Astrobiology “Instant Expert” sneers at panspermia
What to make of Caleb Sharf, head of an Astrobiology Centre in New York, brought in by New Scientist as an “instant expert” (New Scientist, 7 May 2011)?
He seems ‘expert’ only in the search for extra-solar planets and the questionable concept of “habitable zones”. This concept assumes liquid water on the planet surface – even if applicable for ‘intelligent’ humanoid life, modern studies of microbe ‘extremophiles’ show it is far too restrictive.
Sharf dismisses as “highly controversial” studies that don’t fit his preconceptions,
ignoring for example the cogent answers by NASA’s David McKay over the bio-signatures and microfossils in meteorite rocks from Mars. Of course, McKay’s highly significant claims had to be challenged, but that doesn’t equate to ignoring how they have survived the critics – and giving greater weight to Martian methane gas and Titan’s hydrogen gas traces in the atmosphere.

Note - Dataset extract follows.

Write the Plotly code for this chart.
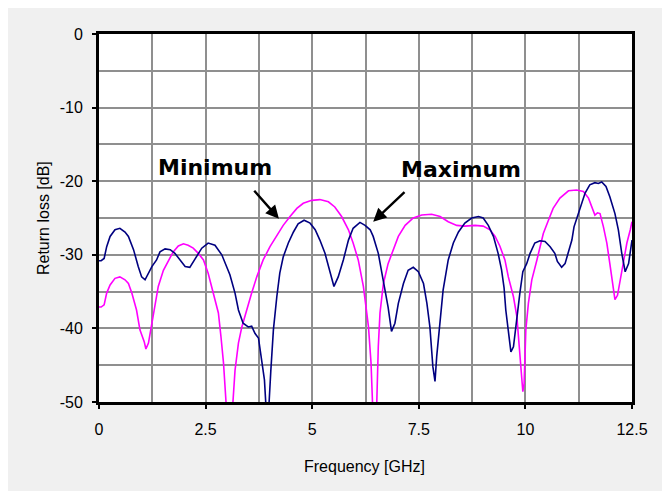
import plotly.graph_objects as go

# Navy trace (measurement 1)
navy_f = [0.0, 0.05, 0.12, 0.18, 0.26, 0.375, 0.49, 0.61, 0.69, 0.81, 0.92, 1.0, 1.08, 1.16, 1.24, 1.35,
          1.43, 1.55, 1.67, 1.78, 1.90, 2.02, 2.13, 2.25, 2.41, 2.56, 2.72, 2.88, 3.0, 3.07, 3.19, 3.27,
          3.38, 3.50, 3.58, 3.66, 3.74, 3.82, 3.88, 3.92, 3.98, 4.03, 4.09, 4.17, 4.24, 4.32, 4.44, 4.56,
          4.67, 4.81, 4.95, 5.07, 5.18, 5.30, 5.42, 5.51, 5.61, 5.73, 5.85, 5.96, 6.12, 6.24, 6.36, 6.43,
          6.55, 6.67, 6.78, 6.86, 6.94, 7.02, 7.14, 7.25, 7.37, 7.49, 7.61, 7.69, 7.76, 7.83, 7.88, 7.92,
          8.00, 8.07, 8.19, 8.31, 8.43, 8.58, 8.74, 8.90, 9.01, 9.13, 9.25, 9.36, 9.44, 9.50, 9.54, 9.60,
          9.66, 9.72, 9.80, 9.87, 9.94, 10.03, 10.11, 10.22, 10.34, 10.46, 10.58, 10.69, 10.75, 10.85,
          10.93, 11.01, 11.09, 11.14, 11.24, 11.32, 11.40, 11.51, 11.63, 11.71, 11.79, 11.89, 11.98,
          12.10, 12.18, 12.26, 12.34, 12.42, 12.5]
navy_db = [-30.8, -30.8, -30.5, -28.9, -27.5, -26.6, -26.4, -26.9, -27.5, -29.3, -31.6, -33.0, -33.4, -32.5,
           -31.6, -30.7, -29.6, -29.2, -29.3, -29.8, -30.7, -31.6, -31.7, -30.5, -29.1, -28.4, -28.7, -30.0,
           -31.8, -32.7, -35.2, -37.5, -39.3, -39.8, -39.7, -40.7, -41.3, -44.3, -47.0, -51.0, -51.0, -45.7,
           -40.2, -35.7, -32.5, -30.3, -28.4, -26.9, -25.8, -25.3, -25.7, -26.6, -28.0, -29.8, -32.5, -34.3,
           -33.0, -30.7, -28.0, -26.4, -25.6, -26.0, -26.6, -27.5, -29.8, -33.4, -37.1, -40.4, -39.3, -36.6,
           -33.9, -32.1, -31.7, -32.3, -33.9, -36.6, -39.8, -45.2, -47.2, -43.8, -38.9, -34.8, -30.7, -28.4,
           -26.9, -25.7, -25.0, -24.8, -25.0, -26.0, -27.5, -29.8, -32.0, -34.5, -37.5, -40.7, -43.2, -42.5,
           -38.4, -35.2, -32.3, -31.2, -29.8, -28.4, -28.1, -28.2, -28.9, -29.8, -30.9, -31.7, -31.2, -29.6,
           -28.0, -26.2, -24.4, -23.0, -21.6, -20.5, -20.2, -20.3, -20.1, -20.7, -22.1, -24.4, -26.6, -29.8,
           -32.3, -31.2, -28.0]

# Magenta trace (measurement 2)
mag_f = [0.0, 0.05, 0.12, 0.18, 0.26, 0.375, 0.49, 0.61, 0.69, 0.77, 0.88, 0.96, 1.06, 1.10, 1.16, 1.24,
         1.31, 1.39, 1.51, 1.63, 1.74, 1.86, 1.98, 2.09, 2.21, 2.33, 2.45, 2.56, 2.68, 2.80, 2.86, 2.92,
         2.99, 3.13, 3.19, 3.27, 3.35, 3.46, 3.58, 3.70, 3.85, 4.01, 4.17, 4.32, 4.48, 4.64, 4.79, 4.99,
         5.18, 5.38, 5.53, 5.69, 5.85, 5.96, 6.08, 6.20, 6.26, 6.32, 6.38, 6.42, 6.51, 6.55, 6.59, 6.67,
         6.78, 6.90, 7.02, 7.18, 7.37, 7.57, 7.80, 8.00, 8.19, 8.39, 8.58, 8.82, 9.01, 9.17, 9.29, 9.40,
         9.52, 9.60, 9.72, 9.80, 9.86, 9.90, 9.94, 9.97, 10.01, 10.07, 10.15, 10.27, 10.34, 10.42, 10.54,
         10.65, 10.81, 11.01, 11.20, 11.36, 11.48, 11.55, 11.63, 11.69, 11.75, 11.83, 11.91, 11.98, 12.06,
         12.10, 12.16, 12.22, 12.30, 12.38, 12.46, 12.5]
mag_db = [-37.1, -37.1, -36.8, -35.2, -34.1, -33.2, -33.0, -33.4, -33.9, -35.2, -37.5, -40.2, -41.8, -42.8,
          -42.0, -39.3, -36.6, -34.3, -32.1, -30.7, -29.6, -28.8, -28.5, -28.7, -29.1, -29.8, -30.7, -32.5,
          -35.2, -37.9, -41.1, -44.7, -51.0, -51.0, -45.7, -42.0, -39.8, -37.5, -35.2, -33.0, -30.7, -28.9,
          -27.3, -26.0, -24.8, -23.7, -23.0, -22.6, -22.5, -22.8, -23.5, -24.8, -26.6, -28.4, -30.7, -34.3,
          -37.0, -39.8, -44.7, -51.0, -51.0, -42.5, -37.9, -33.9, -31.2, -29.3, -27.5, -26.0, -25.0, -24.6,
          -24.5, -24.8, -25.5, -26.0, -26.1, -26.0, -26.1, -26.6, -27.5, -28.8, -30.7, -33.0, -35.7, -38.4,
          -42.5, -44.7, -48.6, -47.5, -40.2, -36.6, -33.4, -30.7, -28.9, -27.1, -25.3, -23.7, -22.3, -21.3,
          -21.2, -21.4, -22.3, -23.5, -24.6, -24.3, -24.4, -26.2, -28.4, -31.2, -34.3, -36.1, -35.5, -33.4,
          -30.7, -28.4, -26.6, -25.5]

x_ticks = [0, 2.5, 5, 7.5, 10, 12.5]
x_tick_labels = ["0", "2.5", "5", "7.5", "10", "12.5"]
y_ticks = [0, -10, -20, -30, -40, -50]
y_tick_labels = ["0", "-10", "-20", "-30", "-40", "-50"]

# Annotation labels: (text, text x, text y, arrow head x, arrow head y, arrow tail x, arrow tail y)
notes = [
    ("Minimum", 2.72, -18.2, 4.22, -25.1, 3.61, -21.1),
    ("Maximum", 8.49, -18.4, 6.43, -25.5, 7.20, -21.3),
]

fig = go.Figure()
fig.add_trace(go.Scatter(x=mag_f, y=mag_db, mode="lines",
                         line=dict(color="#ff00ff", width=1.6), showlegend=False))
fig.add_trace(go.Scatter(x=navy_f, y=navy_db, mode="lines",
                         line=dict(color="#000080", width=1.6), showlegend=False))

annotations = []
for text, tx, ty, hx, hy, ax_, ay_ in notes:
    annotations.append(dict(x=tx, y=ty, xref="x", yref="y", text="<b>" + text + "</b>",
                            showarrow=False, font=dict(family="DejaVu Sans", size=22, color="#000000")))
    annotations.append(dict(x=hx, y=hy, xref="x", yref="y", ax=ax_, ay=ay_, axref="x", ayref="y",
                            text="", showarrow=True, arrowhead=2, arrowsize=1.1, arrowwidth=2.4,
                            arrowcolor="#000000"))

annotations.append(dict(x=0.499, y=-0.174, xref="paper", yref="paper", text="Frequency [GHz]",
                        showarrow=False, yanchor="middle",
                        font=dict(family="Liberation Sans", size=16, color="#000000")))
annotations.append(dict(x=-0.105, y=0.50, xref="paper", yref="paper", text="Return loss [dB]",
                        showarrow=False, textangle=-90, xanchor="center", yanchor="middle",
                        font=dict(family="Liberation Sans", size=16, color="#000000")))

fig.update_layout(
    width=670, height=491,
    margin=dict(l=91, r=46, t=26, b=97),
    paper_bgcolor="#f0f0f0",
    plot_bgcolor="#ffffff",
    annotations=annotations,
)

fig.update_xaxes(range=[0, 12.5], tickvals=x_ticks, ticktext=x_tick_labels,
                 showgrid=True, gridcolor="#8f8f8f", gridwidth=1.5,
                 minor=dict(dtick=1.25, tick0=0, showgrid=True, gridcolor="#8f8f8f", gridwidth=1.5),
                 showline=True, linecolor="#000000", linewidth=3, mirror=True,
                 ticks="outside", ticklen=4, tickwidth=1.5, tickcolor="#000000",
                 ticklabelstandoff=7, zeroline=False,
                 tickfont=dict(family="Liberation Sans", size=16, color="#000000"))
fig.update_yaxes(range=[-50, 0], tickvals=y_ticks, ticktext=y_tick_labels,
                 showgrid=True, gridcolor="#8f8f8f", gridwidth=1.5,
                 minor=dict(dtick=5, tick0=0, showgrid=True, gridcolor="#8f8f8f", gridwidth=1.5),
                 showline=True, linecolor="#000000", linewidth=3, mirror=True,
                 ticks="outside", ticklen=4, tickwidth=1.5, tickcolor="#000000",
                 ticklabelstandoff=6, zeroline=False,
                 tickfont=dict(family="Liberation Sans", size=16, color="#000000"))

fig.write_html("out.html")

Colin Pillinger’s group found other evidence for life in a Mars meteorite; he explained in New Scientist (21 May, p.39) that the distribution of organic material within the carbonates could not be understood as contamination. Colin himself was convinced the finding was real – that it’s ‘controversial’ gives impetus to scientific progress, but an outsider’s use of this to dismiss strong evidence is contrary to scientific method.
Sharf uses “controversial” likewise to dismiss the “panspermia hypothesis”, to avoid recognising that a range of studies and supporting evidence over several decades have established panspermnia as a scientific theory. He shows his prejudices as depicting panspermia as life transport across the universe (presumably faster than light!) and attaching “if” to microbial life being tough enough for space transport.
While it was traditional last century for scientists to sneer at ideas of extra-terrestrial life, astrobiological science certainly came into the mainstream following NASA’s 1996 claims, so the reversion in this ‘Instant Expert’ feature reflects badly on the New Scientist.